The profit that BP reported for its Alaska operations in 2016 is an accounting figure based on accrued income and costs, and not on cash flow. As reported previously in Petroleum News, Janet Weiss, BP’s Alaska president, has commented that BP was running a daily cash flow deficit of $1.5 million in 2016. Weiss said that she expects a positive cash flow in Alaska in 2017. That cash flow represents money flowing in and out of BP’s Alaska operations, including capital funding, which is not included in the SEC accounts.

And the Alaska specific accounting figures in BP’s annual report only apply to BP Exploration (Alaska) Inc., the company that operates BP’s interests in North Slope oil fields. Unlike the cash flow data, the SEC figures do not include data for BP’s affiliate that operates the company’s oil transmission pipelines, in particular the company’s interests in the trans-Alaska pipeline. Nor does the Alaska-specific SEC data include financials for BP’s marine transportation subsidiary that ships the company’s North Slope oil from Valdez, nor the BP subsidiary that has been involved with other North Slope oil producers and the state in the Alaska liquefied natural gas project.

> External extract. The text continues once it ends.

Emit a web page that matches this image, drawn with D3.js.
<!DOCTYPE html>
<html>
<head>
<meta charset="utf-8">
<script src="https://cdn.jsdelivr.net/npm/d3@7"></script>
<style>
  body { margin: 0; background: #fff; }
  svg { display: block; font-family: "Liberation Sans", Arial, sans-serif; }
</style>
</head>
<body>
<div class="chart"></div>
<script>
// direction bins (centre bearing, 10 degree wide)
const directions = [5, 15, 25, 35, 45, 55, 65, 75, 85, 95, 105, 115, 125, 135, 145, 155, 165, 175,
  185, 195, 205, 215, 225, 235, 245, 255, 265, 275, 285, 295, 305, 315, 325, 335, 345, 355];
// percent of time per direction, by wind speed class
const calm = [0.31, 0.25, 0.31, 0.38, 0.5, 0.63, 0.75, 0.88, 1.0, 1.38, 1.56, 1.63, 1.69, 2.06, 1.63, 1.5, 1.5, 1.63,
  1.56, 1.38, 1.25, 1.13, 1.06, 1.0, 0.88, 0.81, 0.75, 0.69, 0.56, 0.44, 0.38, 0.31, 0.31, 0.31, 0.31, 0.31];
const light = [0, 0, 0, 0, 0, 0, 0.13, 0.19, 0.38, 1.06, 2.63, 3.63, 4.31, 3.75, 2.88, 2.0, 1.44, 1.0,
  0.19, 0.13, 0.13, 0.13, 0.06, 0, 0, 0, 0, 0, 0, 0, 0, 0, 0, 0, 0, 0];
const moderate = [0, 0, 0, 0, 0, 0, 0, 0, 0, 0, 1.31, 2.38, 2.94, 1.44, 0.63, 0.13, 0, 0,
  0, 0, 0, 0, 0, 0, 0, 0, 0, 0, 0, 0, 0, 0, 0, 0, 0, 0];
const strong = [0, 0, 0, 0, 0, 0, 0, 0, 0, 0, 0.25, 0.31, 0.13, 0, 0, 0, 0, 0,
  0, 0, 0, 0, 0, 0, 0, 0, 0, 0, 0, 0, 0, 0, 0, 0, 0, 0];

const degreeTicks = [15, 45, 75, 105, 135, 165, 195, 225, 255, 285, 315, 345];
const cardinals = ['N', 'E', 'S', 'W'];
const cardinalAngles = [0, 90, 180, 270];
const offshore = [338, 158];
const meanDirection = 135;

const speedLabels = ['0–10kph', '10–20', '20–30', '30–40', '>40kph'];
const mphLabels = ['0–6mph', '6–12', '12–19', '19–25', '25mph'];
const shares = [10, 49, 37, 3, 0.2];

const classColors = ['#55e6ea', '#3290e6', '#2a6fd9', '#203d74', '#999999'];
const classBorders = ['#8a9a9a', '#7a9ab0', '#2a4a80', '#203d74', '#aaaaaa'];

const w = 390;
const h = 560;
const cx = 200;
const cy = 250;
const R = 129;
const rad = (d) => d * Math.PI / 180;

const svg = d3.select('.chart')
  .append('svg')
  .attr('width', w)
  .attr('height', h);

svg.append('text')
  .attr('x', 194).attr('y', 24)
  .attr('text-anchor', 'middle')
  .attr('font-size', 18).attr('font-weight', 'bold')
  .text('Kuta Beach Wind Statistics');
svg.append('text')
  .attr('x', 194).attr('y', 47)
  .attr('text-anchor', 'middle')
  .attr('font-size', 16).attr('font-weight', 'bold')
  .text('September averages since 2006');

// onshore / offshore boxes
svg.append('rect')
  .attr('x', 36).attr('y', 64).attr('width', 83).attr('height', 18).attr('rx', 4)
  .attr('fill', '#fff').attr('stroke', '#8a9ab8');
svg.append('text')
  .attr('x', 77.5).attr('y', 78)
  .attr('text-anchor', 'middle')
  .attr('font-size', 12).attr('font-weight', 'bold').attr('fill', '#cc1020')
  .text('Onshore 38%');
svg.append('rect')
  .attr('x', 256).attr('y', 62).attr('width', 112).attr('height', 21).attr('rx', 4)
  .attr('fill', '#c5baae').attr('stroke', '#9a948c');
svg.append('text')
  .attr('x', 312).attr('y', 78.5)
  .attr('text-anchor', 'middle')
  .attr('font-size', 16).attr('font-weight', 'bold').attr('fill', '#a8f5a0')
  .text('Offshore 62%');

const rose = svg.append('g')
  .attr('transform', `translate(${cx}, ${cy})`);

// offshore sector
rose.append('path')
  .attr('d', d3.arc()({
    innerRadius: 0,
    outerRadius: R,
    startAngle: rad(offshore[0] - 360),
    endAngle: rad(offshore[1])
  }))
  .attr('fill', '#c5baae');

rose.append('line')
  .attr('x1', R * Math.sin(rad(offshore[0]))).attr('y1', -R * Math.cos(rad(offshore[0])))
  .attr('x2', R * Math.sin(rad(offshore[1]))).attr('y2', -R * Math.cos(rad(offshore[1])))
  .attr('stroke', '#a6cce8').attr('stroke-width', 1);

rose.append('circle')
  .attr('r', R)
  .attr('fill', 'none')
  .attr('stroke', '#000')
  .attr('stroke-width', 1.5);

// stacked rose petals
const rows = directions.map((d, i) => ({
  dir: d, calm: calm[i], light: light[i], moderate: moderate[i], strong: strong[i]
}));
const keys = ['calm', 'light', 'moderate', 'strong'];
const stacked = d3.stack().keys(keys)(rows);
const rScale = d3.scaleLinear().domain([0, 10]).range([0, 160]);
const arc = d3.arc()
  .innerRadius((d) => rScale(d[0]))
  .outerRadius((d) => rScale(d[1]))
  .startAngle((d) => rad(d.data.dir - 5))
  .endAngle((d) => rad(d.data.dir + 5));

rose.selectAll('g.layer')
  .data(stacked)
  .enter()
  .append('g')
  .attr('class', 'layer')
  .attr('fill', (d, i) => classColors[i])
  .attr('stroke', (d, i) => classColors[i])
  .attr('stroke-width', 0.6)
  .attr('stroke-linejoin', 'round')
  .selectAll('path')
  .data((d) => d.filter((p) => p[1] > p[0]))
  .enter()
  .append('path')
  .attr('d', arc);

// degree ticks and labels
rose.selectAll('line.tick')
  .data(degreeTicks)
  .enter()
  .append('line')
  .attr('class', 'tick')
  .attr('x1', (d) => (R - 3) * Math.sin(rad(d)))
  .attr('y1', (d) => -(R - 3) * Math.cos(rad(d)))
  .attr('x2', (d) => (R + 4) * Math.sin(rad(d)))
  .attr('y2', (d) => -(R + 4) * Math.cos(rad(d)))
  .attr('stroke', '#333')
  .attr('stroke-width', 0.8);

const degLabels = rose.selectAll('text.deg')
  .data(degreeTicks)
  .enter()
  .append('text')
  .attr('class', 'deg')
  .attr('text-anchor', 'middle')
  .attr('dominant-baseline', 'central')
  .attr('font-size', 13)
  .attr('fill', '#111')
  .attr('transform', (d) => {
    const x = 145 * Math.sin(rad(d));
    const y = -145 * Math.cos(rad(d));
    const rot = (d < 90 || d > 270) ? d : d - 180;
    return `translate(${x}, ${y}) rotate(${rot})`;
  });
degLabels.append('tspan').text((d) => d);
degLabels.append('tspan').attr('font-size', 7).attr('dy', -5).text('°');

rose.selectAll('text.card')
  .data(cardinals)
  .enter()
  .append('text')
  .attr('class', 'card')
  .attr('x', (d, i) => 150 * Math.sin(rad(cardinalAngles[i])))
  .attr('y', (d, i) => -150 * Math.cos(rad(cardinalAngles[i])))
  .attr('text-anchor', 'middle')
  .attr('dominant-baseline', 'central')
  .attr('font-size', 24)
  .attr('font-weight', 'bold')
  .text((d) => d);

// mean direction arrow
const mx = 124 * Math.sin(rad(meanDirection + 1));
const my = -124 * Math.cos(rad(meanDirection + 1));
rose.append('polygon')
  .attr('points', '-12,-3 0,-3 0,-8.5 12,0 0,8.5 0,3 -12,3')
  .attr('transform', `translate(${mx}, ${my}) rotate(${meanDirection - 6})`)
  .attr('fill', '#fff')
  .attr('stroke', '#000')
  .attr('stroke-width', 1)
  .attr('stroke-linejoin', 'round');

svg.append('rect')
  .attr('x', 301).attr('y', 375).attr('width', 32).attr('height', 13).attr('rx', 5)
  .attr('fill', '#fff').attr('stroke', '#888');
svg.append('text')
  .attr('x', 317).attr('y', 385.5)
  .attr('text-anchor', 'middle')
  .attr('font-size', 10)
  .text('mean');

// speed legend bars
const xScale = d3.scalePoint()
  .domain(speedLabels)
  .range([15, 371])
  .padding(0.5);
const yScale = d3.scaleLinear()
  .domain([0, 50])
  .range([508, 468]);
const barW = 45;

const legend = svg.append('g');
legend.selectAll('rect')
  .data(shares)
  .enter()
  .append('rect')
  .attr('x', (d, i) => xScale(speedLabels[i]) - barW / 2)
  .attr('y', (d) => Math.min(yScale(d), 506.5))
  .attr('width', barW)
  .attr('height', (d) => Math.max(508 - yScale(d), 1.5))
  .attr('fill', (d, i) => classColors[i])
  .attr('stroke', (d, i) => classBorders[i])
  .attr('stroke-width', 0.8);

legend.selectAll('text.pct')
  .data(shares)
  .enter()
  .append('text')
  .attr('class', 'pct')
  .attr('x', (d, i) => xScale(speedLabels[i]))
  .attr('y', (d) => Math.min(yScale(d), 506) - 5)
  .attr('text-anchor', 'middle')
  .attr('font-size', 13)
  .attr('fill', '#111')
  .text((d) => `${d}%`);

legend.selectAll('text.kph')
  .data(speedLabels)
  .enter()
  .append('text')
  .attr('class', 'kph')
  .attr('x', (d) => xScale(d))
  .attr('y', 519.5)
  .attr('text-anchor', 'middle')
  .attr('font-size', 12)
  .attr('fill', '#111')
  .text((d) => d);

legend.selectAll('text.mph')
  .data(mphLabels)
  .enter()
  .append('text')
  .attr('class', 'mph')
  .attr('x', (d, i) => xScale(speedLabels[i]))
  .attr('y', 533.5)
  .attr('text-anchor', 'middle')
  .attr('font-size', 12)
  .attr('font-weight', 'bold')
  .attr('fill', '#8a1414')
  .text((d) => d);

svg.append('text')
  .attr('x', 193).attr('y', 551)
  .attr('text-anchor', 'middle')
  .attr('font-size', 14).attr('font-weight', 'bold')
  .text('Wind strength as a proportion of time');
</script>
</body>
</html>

BP’s annual report indicates that the refining marker margin for gasoline and diesel production in the U.S. northwest relative to the market price of North Slope crude oil dropped in 2016 relative to 2015, returning to around the margin calculated for 2014. The report characterizes overall refining margins in BP’s businesses as being relatively weak. However, the refining margin for the U.S. northwest was higher than corresponding margins elsewhere in the world, the report indicates. The refining marker margin indicates the general difference in price between refinery feedstock and refinery products.

Alaska operations

The report says that BP’s focus in Alaska continues to be on ensuring safe and reliable operations while renewing Alaska’s North Slope infrastructure and minimizing oil production decline. The company is using drilling programs, and rig and non-rig well workovers to manage production decline, the report says. Infrastructure renewal in 2016 included compressor replacements; fire and gas system upgrades; safety system upgrades; pipeline renewal; and facility siting projects. BP’s net Alaska oil production averaged at 107,900 barrels of oil per day, the report says.

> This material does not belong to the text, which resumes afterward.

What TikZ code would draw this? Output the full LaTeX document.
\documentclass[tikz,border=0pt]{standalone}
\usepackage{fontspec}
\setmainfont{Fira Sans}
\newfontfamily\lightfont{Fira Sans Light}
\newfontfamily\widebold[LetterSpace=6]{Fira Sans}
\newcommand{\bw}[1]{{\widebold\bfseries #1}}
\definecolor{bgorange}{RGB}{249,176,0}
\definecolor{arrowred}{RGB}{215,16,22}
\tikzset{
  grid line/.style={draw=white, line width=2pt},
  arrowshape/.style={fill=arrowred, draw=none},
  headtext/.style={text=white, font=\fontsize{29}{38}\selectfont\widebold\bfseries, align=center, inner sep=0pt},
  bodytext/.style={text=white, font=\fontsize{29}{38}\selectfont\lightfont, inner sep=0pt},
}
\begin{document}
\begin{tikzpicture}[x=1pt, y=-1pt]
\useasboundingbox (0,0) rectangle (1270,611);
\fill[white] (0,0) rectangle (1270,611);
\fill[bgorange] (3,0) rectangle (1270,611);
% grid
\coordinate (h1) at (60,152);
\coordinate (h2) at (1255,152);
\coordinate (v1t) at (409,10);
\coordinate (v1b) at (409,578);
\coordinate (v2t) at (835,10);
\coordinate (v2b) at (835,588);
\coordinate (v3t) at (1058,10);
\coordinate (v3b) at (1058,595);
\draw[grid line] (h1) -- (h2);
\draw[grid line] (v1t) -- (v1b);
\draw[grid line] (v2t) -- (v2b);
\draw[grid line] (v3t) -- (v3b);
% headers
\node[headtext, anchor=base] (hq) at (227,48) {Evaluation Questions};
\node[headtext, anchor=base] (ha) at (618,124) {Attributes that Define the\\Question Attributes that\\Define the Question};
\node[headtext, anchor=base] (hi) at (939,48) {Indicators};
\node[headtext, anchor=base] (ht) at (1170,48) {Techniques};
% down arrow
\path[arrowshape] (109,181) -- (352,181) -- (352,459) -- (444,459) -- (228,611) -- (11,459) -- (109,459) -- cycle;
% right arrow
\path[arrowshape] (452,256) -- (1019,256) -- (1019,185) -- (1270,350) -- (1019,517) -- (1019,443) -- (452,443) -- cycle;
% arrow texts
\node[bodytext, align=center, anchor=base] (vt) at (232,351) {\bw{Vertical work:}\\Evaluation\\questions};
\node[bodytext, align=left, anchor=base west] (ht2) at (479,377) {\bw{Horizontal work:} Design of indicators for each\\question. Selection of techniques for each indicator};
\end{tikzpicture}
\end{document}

The report also comments that in January 2017 BP signed a cooperation agreement with the state of Alaska, committing BP to help the state’s efforts in pursuing a project to export natural gas from the North Slope as liquefied natural gas. In late 2016 BP and other major oil companies operating on the North Slope agreed to transition the LNG project to the state, having determined that the project that the companies had been pursuing with the state was not competitive in the LNG market - the state will progress the permitting of the project and “identify commercial structure alternatives that deliver a competitive cost of (LNG) supply,” the report says.